▶ _Data extract_
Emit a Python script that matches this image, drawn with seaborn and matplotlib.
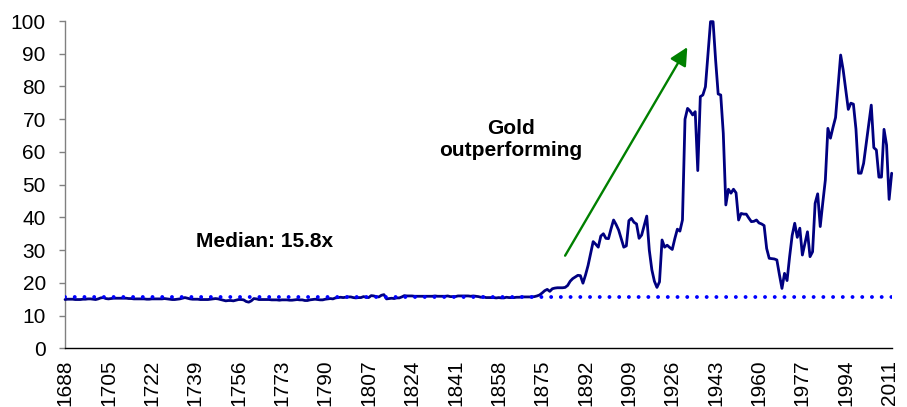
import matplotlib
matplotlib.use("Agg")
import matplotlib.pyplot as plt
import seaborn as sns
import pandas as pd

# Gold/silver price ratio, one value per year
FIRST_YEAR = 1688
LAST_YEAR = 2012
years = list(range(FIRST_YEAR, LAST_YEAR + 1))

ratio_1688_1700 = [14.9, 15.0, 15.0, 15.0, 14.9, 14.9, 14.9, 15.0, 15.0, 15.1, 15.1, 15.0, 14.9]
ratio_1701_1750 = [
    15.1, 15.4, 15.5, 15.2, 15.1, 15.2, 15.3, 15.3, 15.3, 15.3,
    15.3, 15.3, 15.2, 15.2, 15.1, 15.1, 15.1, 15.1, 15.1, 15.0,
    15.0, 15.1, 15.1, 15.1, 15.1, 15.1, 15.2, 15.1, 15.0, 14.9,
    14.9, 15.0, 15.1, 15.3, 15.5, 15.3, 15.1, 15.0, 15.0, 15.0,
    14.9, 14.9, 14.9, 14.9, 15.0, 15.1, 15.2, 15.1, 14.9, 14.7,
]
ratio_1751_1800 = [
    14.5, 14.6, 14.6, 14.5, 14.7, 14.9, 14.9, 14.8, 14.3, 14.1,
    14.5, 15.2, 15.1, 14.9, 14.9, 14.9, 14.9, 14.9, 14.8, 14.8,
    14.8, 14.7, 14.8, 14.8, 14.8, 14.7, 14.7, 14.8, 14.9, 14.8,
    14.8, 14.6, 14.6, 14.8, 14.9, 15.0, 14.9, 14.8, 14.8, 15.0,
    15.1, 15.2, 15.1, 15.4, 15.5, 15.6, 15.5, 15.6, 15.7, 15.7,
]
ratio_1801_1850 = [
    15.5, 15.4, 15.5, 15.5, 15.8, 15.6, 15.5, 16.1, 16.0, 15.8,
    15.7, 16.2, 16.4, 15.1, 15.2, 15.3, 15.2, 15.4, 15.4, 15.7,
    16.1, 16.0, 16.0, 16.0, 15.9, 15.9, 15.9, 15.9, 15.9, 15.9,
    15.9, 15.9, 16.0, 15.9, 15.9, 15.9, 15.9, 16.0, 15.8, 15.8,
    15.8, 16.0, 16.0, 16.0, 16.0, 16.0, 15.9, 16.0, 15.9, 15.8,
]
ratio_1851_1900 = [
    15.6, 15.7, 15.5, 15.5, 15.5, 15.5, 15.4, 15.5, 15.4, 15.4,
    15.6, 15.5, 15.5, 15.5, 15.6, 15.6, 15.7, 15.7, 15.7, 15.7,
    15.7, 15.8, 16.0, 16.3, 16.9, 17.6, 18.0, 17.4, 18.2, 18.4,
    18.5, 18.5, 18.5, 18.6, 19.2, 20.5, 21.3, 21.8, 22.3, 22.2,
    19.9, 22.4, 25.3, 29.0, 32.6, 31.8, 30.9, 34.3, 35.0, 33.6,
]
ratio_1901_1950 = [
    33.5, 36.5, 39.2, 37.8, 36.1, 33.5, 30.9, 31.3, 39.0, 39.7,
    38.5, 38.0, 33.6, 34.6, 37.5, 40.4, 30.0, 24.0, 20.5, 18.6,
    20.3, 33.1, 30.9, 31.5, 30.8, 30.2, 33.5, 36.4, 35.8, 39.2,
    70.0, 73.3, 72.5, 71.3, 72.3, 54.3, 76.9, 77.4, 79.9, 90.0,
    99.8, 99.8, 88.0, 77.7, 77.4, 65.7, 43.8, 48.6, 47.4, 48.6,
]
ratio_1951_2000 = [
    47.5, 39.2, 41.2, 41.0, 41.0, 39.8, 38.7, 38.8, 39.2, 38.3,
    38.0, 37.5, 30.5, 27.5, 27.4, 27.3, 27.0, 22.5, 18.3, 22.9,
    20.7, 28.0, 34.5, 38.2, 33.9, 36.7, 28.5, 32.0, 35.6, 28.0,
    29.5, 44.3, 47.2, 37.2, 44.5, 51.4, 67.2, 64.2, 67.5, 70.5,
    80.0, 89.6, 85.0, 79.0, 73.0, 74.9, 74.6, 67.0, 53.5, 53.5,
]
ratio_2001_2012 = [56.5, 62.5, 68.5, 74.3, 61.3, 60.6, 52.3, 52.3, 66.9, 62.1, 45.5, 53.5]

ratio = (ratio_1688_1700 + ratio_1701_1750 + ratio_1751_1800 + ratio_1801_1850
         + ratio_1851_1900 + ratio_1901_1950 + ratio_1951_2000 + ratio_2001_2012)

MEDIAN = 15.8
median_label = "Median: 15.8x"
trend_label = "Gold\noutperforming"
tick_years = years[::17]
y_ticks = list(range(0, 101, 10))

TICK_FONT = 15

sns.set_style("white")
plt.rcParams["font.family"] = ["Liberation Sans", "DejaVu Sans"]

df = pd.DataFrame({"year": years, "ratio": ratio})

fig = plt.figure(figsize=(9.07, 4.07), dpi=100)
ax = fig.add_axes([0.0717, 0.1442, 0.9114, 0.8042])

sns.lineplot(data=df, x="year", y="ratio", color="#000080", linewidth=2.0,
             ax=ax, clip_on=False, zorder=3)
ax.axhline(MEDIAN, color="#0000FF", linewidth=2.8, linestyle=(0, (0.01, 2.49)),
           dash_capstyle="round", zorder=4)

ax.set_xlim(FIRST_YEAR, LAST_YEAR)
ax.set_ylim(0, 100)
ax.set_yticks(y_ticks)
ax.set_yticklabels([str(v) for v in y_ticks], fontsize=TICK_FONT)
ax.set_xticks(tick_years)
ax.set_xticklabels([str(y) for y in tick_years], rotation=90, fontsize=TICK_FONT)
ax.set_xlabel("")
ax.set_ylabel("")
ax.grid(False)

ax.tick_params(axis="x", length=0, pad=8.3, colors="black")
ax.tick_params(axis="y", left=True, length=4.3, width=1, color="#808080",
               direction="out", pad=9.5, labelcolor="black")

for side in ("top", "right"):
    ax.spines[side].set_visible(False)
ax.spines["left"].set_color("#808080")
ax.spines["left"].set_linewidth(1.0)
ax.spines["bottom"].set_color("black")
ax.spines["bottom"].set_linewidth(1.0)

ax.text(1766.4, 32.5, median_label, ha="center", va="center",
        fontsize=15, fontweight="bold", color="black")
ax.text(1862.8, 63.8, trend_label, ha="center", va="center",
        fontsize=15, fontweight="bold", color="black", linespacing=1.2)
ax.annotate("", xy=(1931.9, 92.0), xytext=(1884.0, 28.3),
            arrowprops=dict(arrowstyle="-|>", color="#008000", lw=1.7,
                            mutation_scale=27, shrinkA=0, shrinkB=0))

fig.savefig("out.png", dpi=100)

▶ _Directions_
Write out the data precisely as given, excluding the pictures.

▶ _Result below_
Emit a Python script that matches this image, drawn with seaborn and matplotlib.
import matplotlib
matplotlib.use("Agg")
import matplotlib.pyplot as plt
import seaborn as sns
import pandas as pd

# Gold/silver price ratio, one value per year
FIRST_YEAR = 1688
LAST_YEAR = 2012
years = list(range(FIRST_YEAR, LAST_YEAR + 1))

ratio_1688_1700 = [14.9, 15.0, 15.0, 15.0, 14.9, 14.9, 14.9, 15.0, 15.0, 15.1, 15.1, 15.0, 14.9]
ratio_1701_1750 = [
    15.1, 15.4, 15.5, 15.2, 15.1, 15.2, 15.3, 15.3, 15.3, 15.3,
    15.3, 15.3, 15.2, 15.2, 15.1, 15.1, 15.1, 15.1, 15.1, 15.0,
    15.0, 15.1, 15.1, 15.1, 15.1, 15.1, 15.2, 15.1, 15.0, 14.9,
    14.9, 15.0, 15.1, 15.3, 15.5, 15.3, 15.1, 15.0, 15.0, 15.0,
    14.9, 14.9, 14.9, 14.9, 15.0, 15.1, 15.2, 15.1, 14.9, 14.7,
]
ratio_1751_1800 = [
    14.5, 14.6, 14.6, 14.5, 14.7, 14.9, 14.9, 14.8, 14.3, 14.1,
    14.5, 15.2, 15.1, 14.9, 14.9, 14.9, 14.9, 14.9, 14.8, 14.8,
    14.8, 14.7, 14.8, 14.8, 14.8, 14.7, 14.7, 14.8, 14.9, 14.8,
    14.8, 14.6, 14.6, 14.8, 14.9, 15.0, 14.9, 14.8, 14.8, 15.0,
    15.1, 15.2, 15.1, 15.4, 15.5, 15.6, 15.5, 15.6, 15.7, 15.7,
]
ratio_1801_1850 = [
    15.5, 15.4, 15.5, 15.5, 15.8, 15.6, 15.5, 16.1, 16.0, 15.8,
    15.7, 16.2, 16.4, 15.1, 15.2, 15.3, 15.2, 15.4, 15.4, 15.7,
    16.1, 16.0, 16.0, 16.0, 15.9, 15.9, 15.9, 15.9, 15.9, 15.9,
    15.9, 15.9, 16.0, 15.9, 15.9, 15.9, 15.9, 16.0, 15.8, 15.8,
    15.8, 16.0, 16.0, 16.0, 16.0, 16.0, 15.9, 16.0, 15.9, 15.8,
]
ratio_1851_1900 = [
    15.6, 15.7, 15.5, 15.5, 15.5, 15.5, 15.4, 15.5, 15.4, 15.4,
    15.6, 15.5, 15.5, 15.5, 15.6, 15.6, 15.7, 15.7, 15.7, 15.7,
    15.7, 15.8, 16.0, 16.3, 16.9, 17.6, 18.0, 17.4, 18.2, 18.4,
    18.5, 18.5, 18.5, 18.6, 19.2, 20.5, 21.3, 21.8, 22.3, 22.2,
    19.9, 22.4, 25.3, 29.0, 32.6, 31.8, 30.9, 34.3, 35.0, 33.6,
]
ratio_1901_1950 = [
    33.5, 36.5, 39.2, 37.8, 36.1, 33.5, 30.9, 31.3, 39.0, 39.7,
    38.5, 38.0, 33.6, 34.6, 37.5, 40.4, 30.0, 24.0, 20.5, 18.6,
    20.3, 33.1, 30.9, 31.5, 30.8, 30.2, 33.5, 36.4, 35.8, 39.2,
    70.0, 73.3, 72.5, 71.3, 72.3, 54.3, 76.9, 77.4, 79.9, 90.0,
    99.8, 99.8, 88.0, 77.7, 77.4, 65.7, 43.8, 48.6, 47.4, 48.6,
]
ratio_1951_2000 = [
    47.5, 39.2, 41.2, 41.0, 41.0, 39.8, 38.7, 38.8, 39.2, 38.3,
    38.0, 37.5, 30.5, 27.5, 27.4, 27.3, 27.0, 22.5, 18.3, 22.9,
    20.7, 28.0, 34.5, 38.2, 33.9, 36.7, 28.5, 32.0, 35.6, 28.0,
    29.5, 44.3, 47.2, 37.2, 44.5, 51.4, 67.2, 64.2, 67.5, 70.5,
    80.0, 89.6, 85.0, 79.0, 73.0, 74.9, 74.6, 67.0, 53.5, 53.5,
]
ratio_2001_2012 = [56.5, 62.5, 68.5, 74.3, 61.3, 60.6, 52.3, 52.3, 66.9, 62.1, 45.5, 53.5]

ratio = (ratio_1688_1700 + ratio_1701_1750 + ratio_1751_1800 + ratio_1801_1850
         + ratio_1851_1900 + ratio_1901_1950 + ratio_1951_2000 + ratio_2001_2012)

MEDIAN = 15.8
median_label = "Median: 15.8x"
trend_label = "Gold\noutperforming"
tick_years = years[::17]
y_ticks = list(range(0, 101, 10))

TICK_FONT = 15

sns.set_style("white")
plt.rcParams["font.family"] = ["Liberation Sans", "DejaVu Sans"]

df = pd.DataFrame({"year": years, "ratio": ratio})

fig = plt.figure(figsize=(9.07, 4.07), dpi=100)
ax = fig.add_axes([0.0717, 0.1442, 0.9114, 0.8042])

sns.lineplot(data=df, x="year", y="ratio", color="#000080", linewidth=2.0,
             ax=ax, clip_on=False, zorder=3)
ax.axhline(MEDIAN, color="#0000FF", linewidth=2.8, linestyle=(0, (0.01, 2.49)),
           dash_capstyle="round", zorder=4)

ax.set_xlim(FIRST_YEAR, LAST_YEAR)
ax.set_ylim(0, 100)
ax.set_yticks(y_ticks)
ax.set_yticklabels([str(v) for v in y_ticks], fontsize=TICK_FONT)
ax.set_xticks(tick_years)
ax.set_xticklabels([str(y) for y in tick_years], rotation=90, fontsize=TICK_FONT)
ax.set_xlabel("")
ax.set_ylabel("")
ax.grid(False)

ax.tick_params(axis="x", length=0, pad=8.3, colors="black")
ax.tick_params(axis="y", left=True, length=4.3, width=1, color="#808080",
               direction="out", pad=9.5, labelcolor="black")

for side in ("top", "right"):
    ax.spines[side].set_visible(False)
ax.spines["left"].set_color("#808080")
ax.spines["left"].set_linewidth(1.0)
ax.spines["bottom"].set_color("black")
ax.spines["bottom"].set_linewidth(1.0)

ax.text(1766.4, 32.5, median_label, ha="center", va="center",
        fontsize=15, fontweight="bold", color="black")
ax.text(1862.8, 63.8, trend_label, ha="center", va="center",
        fontsize=15, fontweight="bold", color="black", linespacing=1.2)
ax.annotate("", xy=(1931.9, 92.0), xytext=(1884.0, 28.3),
            arrowprops=dict(arrowstyle="-|>", color="#008000", lw=1.7,
                            mutation_scale=27, shrinkA=0, shrinkB=0))

fig.savefig("out.png", dpi=100)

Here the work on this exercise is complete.